Batching these into static VBOs doesn’t work because each object may be transparent and order in which object are drawn changes since they must be treaded separately and sorted.

Well, if all or most of the objects are typically opaque, I would think what you’d want to do is have most of your scene in client arrays/VBOs/display lists/whatever in a form where you can just rip them all as efficiently as possibly in whatever order and let the Z-buffer sort it out. To handle transparency, each part can have a flag (if you use instancing) or set of vertex flags (if you use vtx attribs) that lets you “turn off” rendering that part for opaque rendering purposes. Then after rendering the opaque stuff, you’d rip through your translucent objs, ideally using the same copy of the geometry you used when rendering it opaque if possible.

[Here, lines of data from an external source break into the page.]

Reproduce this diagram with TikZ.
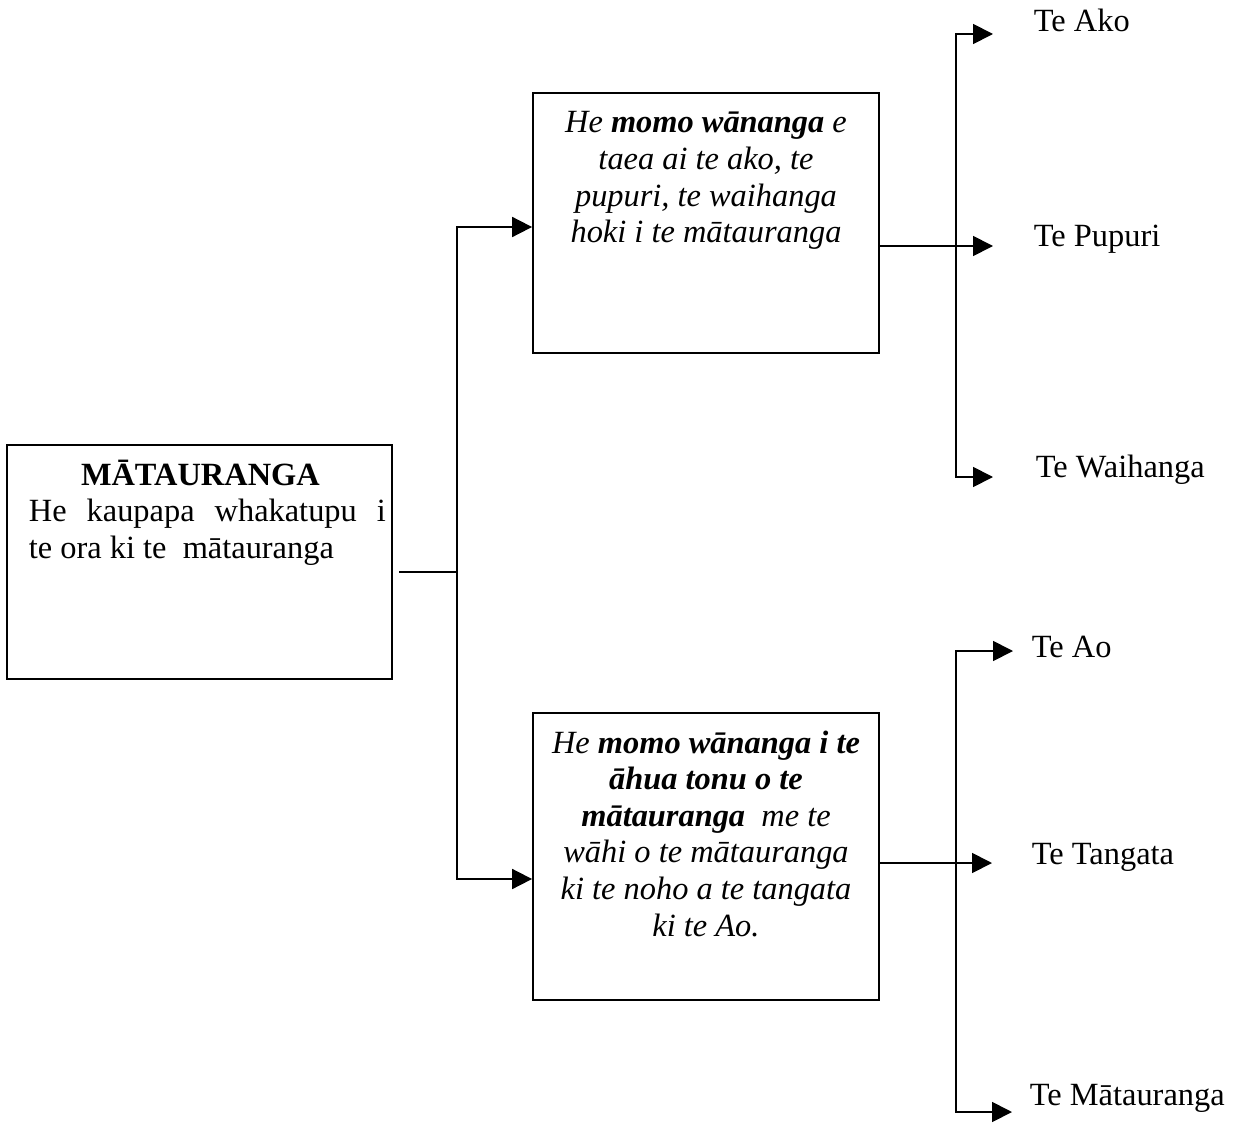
\documentclass[tikz,border=0pt]{standalone}
\usepackage{fontspec}
\setmainfont{Liberation Serif}
\usetikzlibrary{arrows.meta}
\begin{document}
\begin{tikzpicture}[x=1pt,y=-1pt,
  line width=1.8pt,
  box/.style={draw, line width=1.8pt, rectangle, inner sep=0pt},
  arr/.style={-{Triangle[length=20pt,width=20pt]}},
  txt/.style={inner sep=0pt, font=\fontsize{32.4}{36.6}\selectfont},
  lbl/.style={txt, anchor=base west}]
\useasboundingbox (0,0) rectangle (1233,1123);
% boxes
\node[box, minimum width=385pt, minimum height=234pt] (L) at (199.5,562) {};
\node[box, minimum width=346pt, minimum height=260pt] (T) at (706,223) {};
\node[box, minimum width=346pt, minimum height=287pt] (B) at (706,856.5) {};
% box texts
\node[txt, anchor=base west] (Lt) at (28,485) {\begin{tabular}[t]{@{}l@{}}\makebox[357pt]{\bfseries MĀTAURANGA\hspace{14pt}}\\ \makebox[357pt][s]{He kaupapa whakatupu i}\\ te ora ki te\ \ mātauranga\end{tabular}};
\node[txt, anchor=base] (Tt) at (706,133) {\itshape\begin{tabular}[t]{@{}c@{}}He \textbf{momo wānanga} e\\ taea ai te ako, te\\ pupuri, te waihanga\\ hoki i te mātauranga\end{tabular}};
\node[txt, anchor=base] (Bt) at (706,753) {\itshape\begin{tabular}[t]{@{}c@{}}He \textbf{momo wānanga i te}\\ \textbf{āhua tonu o te}\\ \textbf{mātauranga}\ \ me te\\ wāhi o te mātauranga\\ ki te noho a te tangata\\ ki te Ao.\end{tabular}};
% labels
\node[lbl] (ako) at (1033,32) {Te Ako};
\node[lbl] (pup) at (1033,247) {Te Pupuri};
\node[lbl] (wai) at (1035,477) {Te Waihanga};
\node[lbl] (ao) at (1031,657) {Te Ao};
\node[lbl] (tan) at (1031,864) {Te Tangata};
\node[lbl] (mat) at (1029,1105) {Te Mātauranga};
% left connectors
\coordinate (ls) at (399,572);
\coordinate (j) at (457,572);
\draw (ls) -- (j);
\draw[arr] (j) |- ([yshift=-4pt]T.west);
\draw[arr] (j) |- ([yshift=-22.5pt]B.west);
% top right connectors
\coordinate (tv) at (956,246);
\coordinate (ta) at (993,34);
\coordinate (tp) at (993,246);
\coordinate (tw) at (993,477);
\draw[arr] ([yshift=-23pt]T.east) -- (tp);
\draw[arr] (tv) |- (ta);
\draw[arr] (tv) |- (tw);
% bottom right connectors
\coordinate (bv) at (956,863);
\coordinate (ba) at (1013,651);
\coordinate (bt) at (992,863);
\coordinate (bm) at (1012,1112);
\draw[arr] ([yshift=-6.5pt]B.east) -- (bt);
\draw[arr] (bv) |- (ba);
\draw[arr] (bv) |- (bm);
\end{tikzpicture}
\end{document}
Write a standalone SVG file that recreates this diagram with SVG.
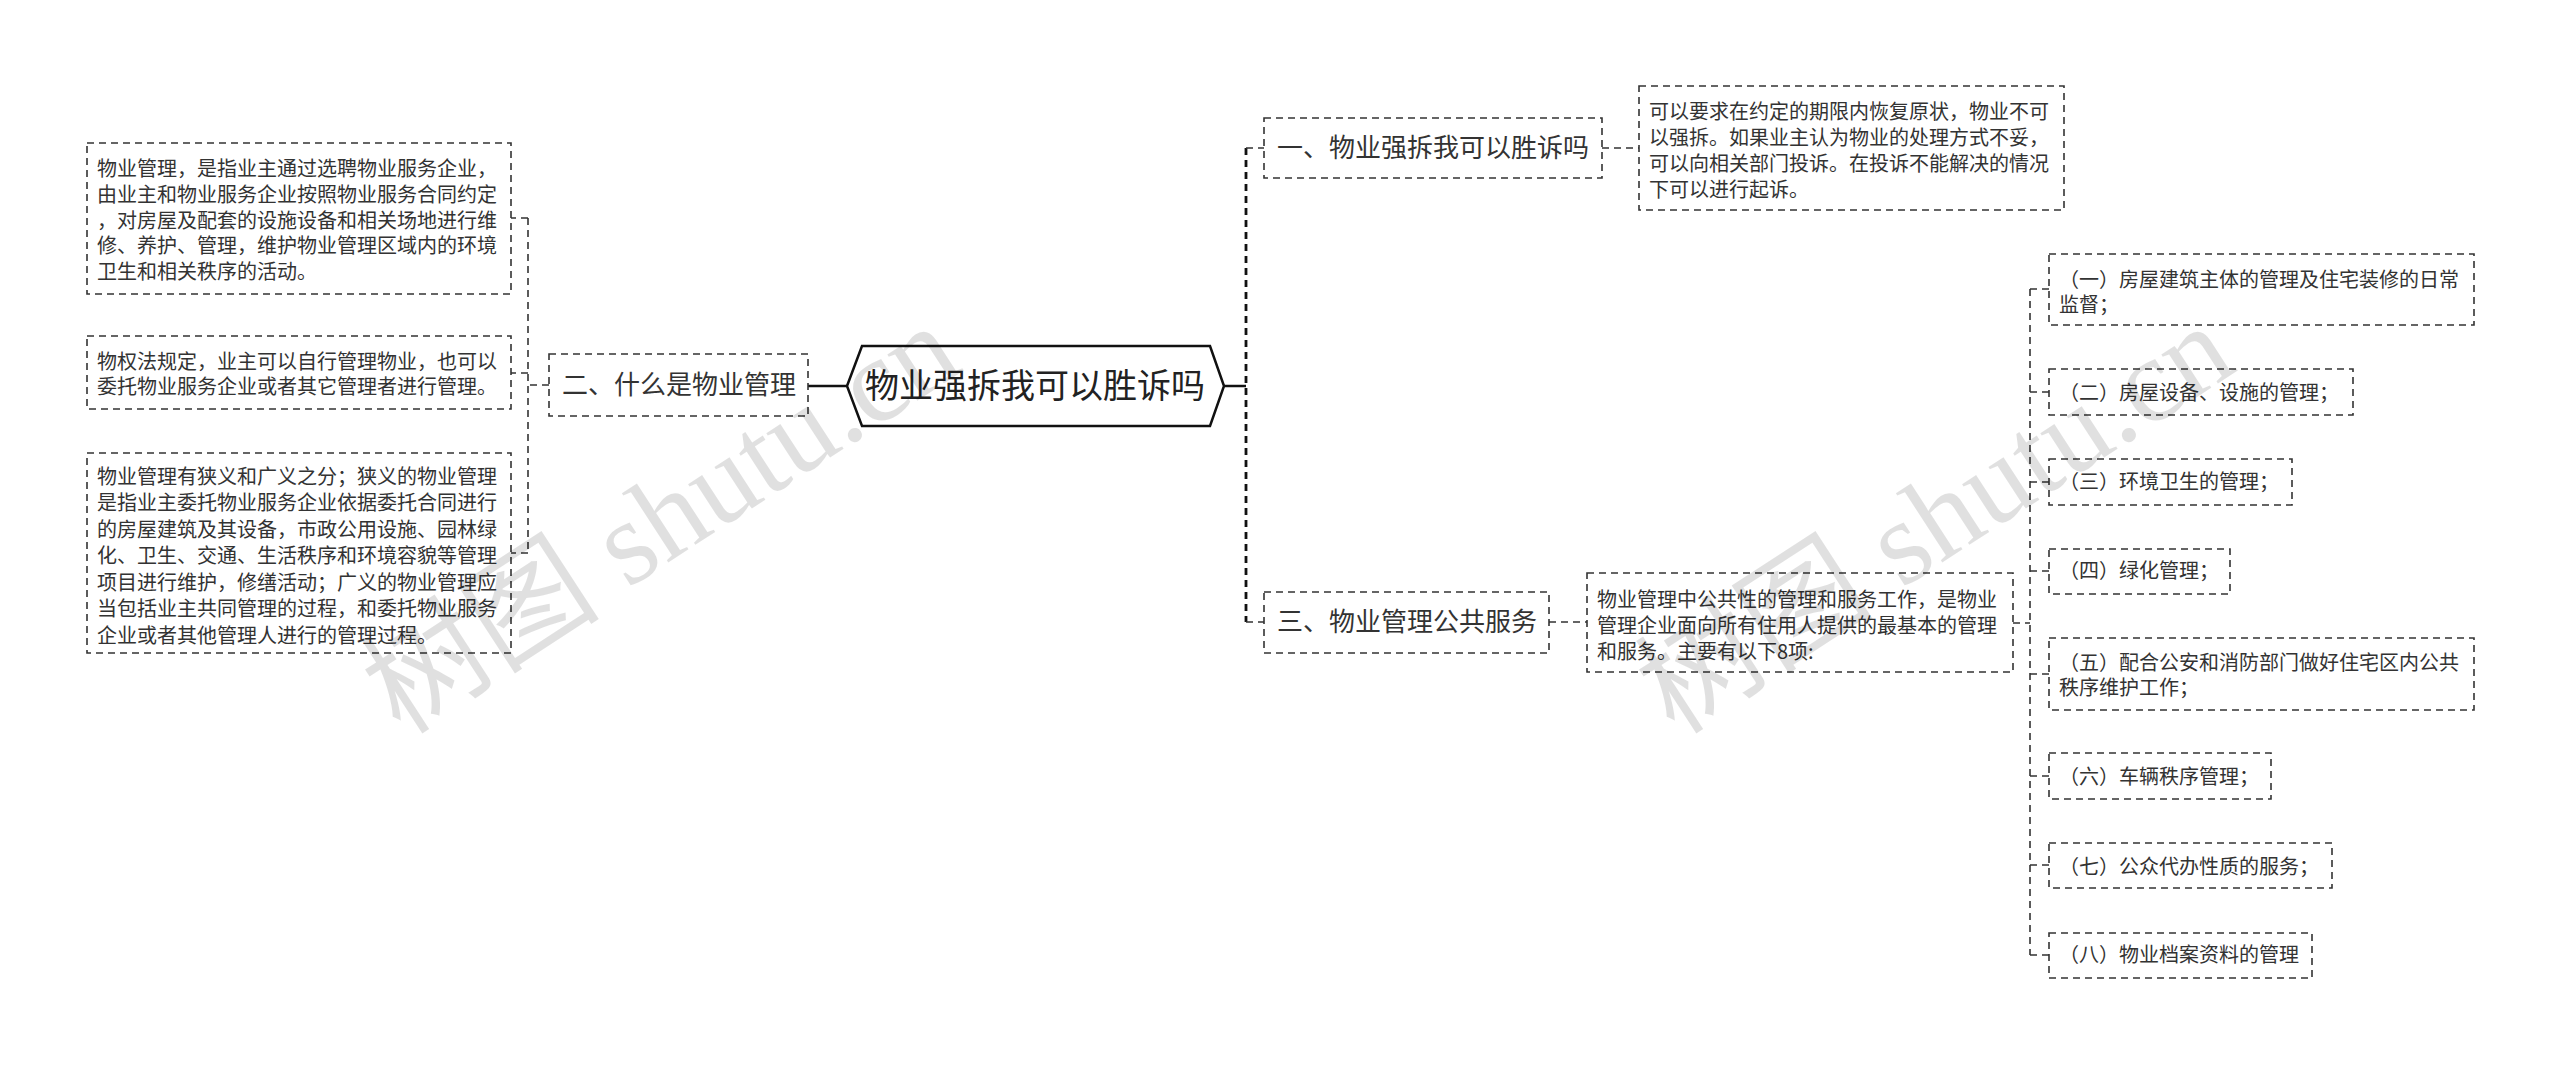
<svg xmlns="http://www.w3.org/2000/svg" width="2560" height="1065" viewBox="0 0 2560 1065">
<style>
  .box{fill:#fff;stroke:#333;stroke-width:1.6;stroke-dasharray:7 5}
  .conn{fill:none;stroke:#333;stroke-width:1.6;stroke-dasharray:7 5}
  .conn2{fill:none;stroke:#111;stroke-width:2.8;stroke-dasharray:7 5}
  .solid{fill:none;stroke:#111;stroke-width:2.5}
  .leaf{font-family:"Noto Sans CJK SC","Noto Sans",sans-serif;font-size:20px;fill:#333}
  .branch{font-family:"Noto Sans CJK SC","Noto Sans",sans-serif;font-size:26px;fill:#333}
  .root{font-family:"Noto Sans CJK SC","Noto Sans",sans-serif;font-size:34px;fill:#222}
  .wm{font-family:"Liberation Serif","Noto Sans CJK SC",serif;font-size:120px;fill:#000;fill-opacity:0.12}
</style>
<rect width="2560" height="1065" fill="#fff"/>
<g id="connectors">
  <path class="solid" d="M808 386 H847"/>
  <path class="solid" d="M1224 386 H1246"/>
  <path class="conn" d="M549 385 H528 M528 218 V553 M528 218 H511 M528 373 H511 M528 553 H511"/>
  <path class="conn2" d="M1246 148 V622"/>
  <path class="conn" d="M1246 148 H1264 M1246 622 H1264"/>
  <path class="conn" d="M1602 148 H1639"/>
  <path class="conn" d="M1549 622 H1587"/>
  <path class="conn" d="M2013 623 H2030 M2030 289 V955 M2030 289 H2049 M2030 392 H2049 M2030 482 H2049 M2030 571 H2049 M2030 674 H2049 M2030 776 H2049 M2030 865 H2049 M2030 955 H2049"/>
</g>
<g id="root">
  <polygon points="847,386 862,346 1210,346 1224,386 1210,426 862,426" fill="#fff" stroke="#111" stroke-width="2.5"/>
  <text class="root" x="1035" y="398" text-anchor="middle">物业强拆我可以胜诉吗</text>
</g>
<g id="branch2">
  <rect class="box" x="549" y="354" width="259" height="62"/>
  <text class="branch" x="562" y="394">二、什么是物业管理</text>
</g>
<g id="leaf2a">
  <rect class="box" x="87" y="143" width="424" height="151"/>
  <text class="leaf" x="97" y="176">物业管理，是指业主通过选聘物业服务企业，</text>
  <text class="leaf" x="97" y="202">由业主和物业服务企业按照物业服务合同约定</text>
  <text class="leaf" x="97" y="228">，对房屋及配套的设施设备和相关场地进行维</text>
  <text class="leaf" x="97" y="253">修、养护、管理，维护物业管理区域内的环境</text>
  <text class="leaf" x="97" y="279">卫生和相关秩序的活动。</text>
</g>
<g id="leaf2b">
  <rect class="box" x="87" y="336" width="424" height="73"/>
  <text class="leaf" x="97" y="369">物权法规定，业主可以自行管理物业，也可以</text>
  <text class="leaf" x="97" y="394">委托物业服务企业或者其它管理者进行管理。</text>
</g>
<g id="leaf2c">
  <rect class="box" x="87" y="453" width="424" height="200"/>
  <text class="leaf" x="97" y="484">物业管理有狭义和广义之分；狭义的物业管理</text>
  <text class="leaf" x="97" y="510">是指业主委托物业服务企业依据委托合同进行</text>
  <text class="leaf" x="97" y="537">的房屋建筑及其设备，市政公用设施、园林绿</text>
  <text class="leaf" x="97" y="563">化、卫生、交通、生活秩序和环境容貌等管理</text>
  <text class="leaf" x="97" y="590">项目进行维护，修缮活动；广义的物业管理应</text>
  <text class="leaf" x="97" y="616">当包括业主共同管理的过程，和委托物业服务</text>
  <text class="leaf" x="97" y="643">企业或者其他管理人进行的管理过程。</text>
</g>
<g id="branch1">
  <rect class="box" x="1264" y="118" width="338" height="60"/>
  <text class="branch" x="1277" y="157">一、物业强拆我可以胜诉吗</text>
</g>
<g id="leaf1">
  <rect class="box" x="1639" y="86" width="425" height="124"/>
  <text class="leaf" x="1649" y="119">可以要求在约定的期限内恢复原状，物业不可</text>
  <text class="leaf" x="1649" y="145">以强拆。如果业主认为物业的处理方式不妥，</text>
  <text class="leaf" x="1649" y="171">可以向相关部门投诉。在投诉不能解决的情况</text>
  <text class="leaf" x="1649" y="197">下可以进行起诉。</text>
</g>
<g id="branch3">
  <rect class="box" x="1264" y="592" width="285" height="61"/>
  <text class="branch" x="1277" y="631">三、物业管理公共服务</text>
</g>
<g id="mid3">
  <rect class="box" x="1587" y="573" width="426" height="99"/>
  <text class="leaf" x="1597" y="607">物业管理中公共性的管理和服务工作，是物业</text>
  <text class="leaf" x="1597" y="633">管理企业面向所有住用人提供的最基本的管理</text>
  <text class="leaf" x="1597" y="659">和服务。主要有以下8项:</text>
</g>
<g id="item1">
  <rect class="box" x="2049" y="254" width="425" height="71"/>
  <text class="leaf" x="2059" y="287">（一）房屋建筑主体的管理及住宅装修的日常</text>
  <text class="leaf" x="2059" y="312">监督；</text>
</g>
<g id="item2">
  <rect class="box" x="2049" y="369" width="304" height="46"/>
  <text class="leaf" x="2059" y="400">（二）房屋设备、设施的管理；</text>
</g>
<g id="item3">
  <rect class="box" x="2049" y="459" width="243" height="46"/>
  <text class="leaf" x="2059" y="489">（三）环境卫生的管理；</text>
</g>
<g id="item4">
  <rect class="box" x="2049" y="549" width="181" height="45"/>
  <text class="leaf" x="2059" y="578">（四）绿化管理；</text>
</g>
<g id="item5">
  <rect class="box" x="2049" y="638" width="425" height="72"/>
  <text class="leaf" x="2059" y="670">（五）配合公安和消防部门做好住宅区内公共</text>
  <text class="leaf" x="2059" y="695">秩序维护工作；</text>
</g>
<g id="item6">
  <rect class="box" x="2049" y="753" width="222" height="46"/>
  <text class="leaf" x="2059" y="784">（六）车辆秩序管理；</text>
</g>
<g id="item7">
  <rect class="box" x="2049" y="843" width="283" height="45"/>
  <text class="leaf" x="2059" y="874">（七）公众代办性质的服务；</text>
</g>
<g id="item8">
  <rect class="box" x="2049" y="933" width="263" height="45"/>
  <text class="leaf" x="2059" y="962">（八）物业档案资料的管理</text>
</g>
<g id="watermark">
  <text class="wm" x="661" y="519" text-anchor="middle" dominant-baseline="central" transform="rotate(-33 661 519)">树图 shutu.cn</text>
  <text class="wm" x="1935" y="519" text-anchor="middle" dominant-baseline="central" transform="rotate(-33 1935 519)">树图 shutu.cn</text>
</g>
</svg>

Even if I pimped up the framerate until it would allow me to use some multi-pass OIT algorithm, I’d still have problems with frustum culling & occlusion queries since these would also affect my batched VBOs.

Yeah, this is what sometimes gets forgotten when folks say just batch like crazy. It fights against culling efficiency. It’s a balancing act: CPU vs. GPU. An intermediate ground is to do course-grain culling on the CPU and fine-grained culling on the GPU, but that’s most useful when your fine-grain objects are still fairly complex.

Watch out for occlusion query though! That can majorly kill your performance if you’re not providing sufficient time between the query and using the query. Querying it right after ending it is the worst thing you can do! Conditional render to keep the query on the GPU can help some. But might be even faster to collect your opaque Z-buffer into at texture and feed that or a copy back into subsequent executions via 2D texture sampled in the shader.

skynet · December 15, 2010, 3:16am

I and others have seen 2X speedups with real-world examples (non-contrived).

So, yeah, you’re then at the speed of 50.000 drawcalls per frame. That won’t be much more interactive than now

He should definitely try to cut his batch count considerably down before trying to make the individual calls faster.